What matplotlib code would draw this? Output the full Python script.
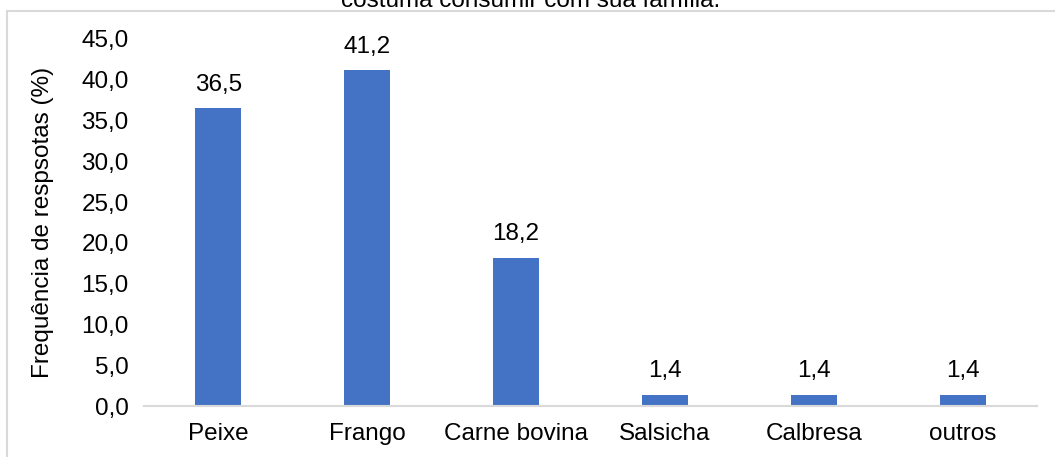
import matplotlib.pyplot as plt
import matplotlib.patches as mpatches

# dados
categorias = ['Peixe', 'Frango', 'Carne bovina', 'Salsicha', 'Calbresa', 'outros']
valores = [36.5, 41.2, 18.2, 1.4, 1.4, 1.4]
yticks = [0, 5, 10, 15, 20, 25, 30, 35, 40, 45]

plt.rcParams['font.family'] = ['Liberation Sans', 'DejaVu Sans']
fs = 17.5

fig = plt.figure(figsize=(10.55, 4.57), dpi=100)
ax = fig.add_axes([144 / 1055, 1 - 406 / 457, (1037 - 144) / 1055, (406 - 39) / 457])

# moldura do gráfico
moldura = mpatches.Rectangle((7 / 1055, -0.1), 1.2, 1.1 - 11 / 457, transform=fig.transFigure,
                             fill=False, edgecolor='#d9d9d9', linewidth=1.5, zorder=0)
fig.patches.append(moldura)

# título (cortado no topo, como no original)
fig.text(0.503, 1 - 7 / 457, 'costuma consumir com sua família.', ha='center', va='baseline', fontsize=fs)

x = range(len(categorias))
ax.bar(x, valores, width=0.31, color='#4472C4', zorder=2)
for xi, v in zip(x, valores):
    ax.text(xi, v + 1.5, f'{v:.1f}'.replace('.', ','), ha='center', va='bottom', fontsize=fs)

ax.set_xlim(-0.5, len(categorias) - 0.5)
ax.set_ylim(0, 45)
ax.set_yticks(yticks)
ax.set_yticklabels([f'{t:.1f}'.replace('.', ',') for t in yticks], fontsize=fs)
ax.set_xticks(list(x))
ax.set_xticklabels(categorias, fontsize=fs)
ax.tick_params(length=0, pad=11)
ax.tick_params(axis='x', pad=12)

for s in ['top', 'right', 'left']:
    ax.spines[s].set_visible(False)
ax.spines['bottom'].set_color('#d9d9d9')
ax.spines['bottom'].set_linewidth(1.5)

ax.set_ylabel('Frequência de respsotas (%)', fontsize=fs, labelpad=20)

plt.savefig('out.png', dpi=100)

(What you are asked to do) Repeat verbatim all the material, but not the pictures.

(Solution to the exercise)
What matplotlib code would draw this? Output the full Python script.
import matplotlib.pyplot as plt
import matplotlib.patches as mpatches

# dados
categorias = ['Peixe', 'Frango', 'Carne bovina', 'Salsicha', 'Calbresa', 'outros']
valores = [36.5, 41.2, 18.2, 1.4, 1.4, 1.4]
yticks = [0, 5, 10, 15, 20, 25, 30, 35, 40, 45]

plt.rcParams['font.family'] = ['Liberation Sans', 'DejaVu Sans']
fs = 17.5

fig = plt.figure(figsize=(10.55, 4.57), dpi=100)
ax = fig.add_axes([144 / 1055, 1 - 406 / 457, (1037 - 144) / 1055, (406 - 39) / 457])

# moldura do gráfico
moldura = mpatches.Rectangle((7 / 1055, -0.1), 1.2, 1.1 - 11 / 457, transform=fig.transFigure,
                             fill=False, edgecolor='#d9d9d9', linewidth=1.5, zorder=0)
fig.patches.append(moldura)

# título (cortado no topo, como no original)
fig.text(0.503, 1 - 7 / 457, 'costuma consumir com sua família.', ha='center', va='baseline', fontsize=fs)

x = range(len(categorias))
ax.bar(x, valores, width=0.31, color='#4472C4', zorder=2)
for xi, v in zip(x, valores):
    ax.text(xi, v + 1.5, f'{v:.1f}'.replace('.', ','), ha='center', va='bottom', fontsize=fs)

ax.set_xlim(-0.5, len(categorias) - 0.5)
ax.set_ylim(0, 45)
ax.set_yticks(yticks)
ax.set_yticklabels([f'{t:.1f}'.replace('.', ',') for t in yticks], fontsize=fs)
ax.set_xticks(list(x))
ax.set_xticklabels(categorias, fontsize=fs)
ax.tick_params(length=0, pad=11)
ax.tick_params(axis='x', pad=12)

for s in ['top', 'right', 'left']:
    ax.spines[s].set_visible(False)
ax.spines['bottom'].set_color('#d9d9d9')
ax.spines['bottom'].set_linewidth(1.5)

ax.set_ylabel('Frequência de respsotas (%)', fontsize=fs, labelpad=20)

plt.savefig('out.png', dpi=100)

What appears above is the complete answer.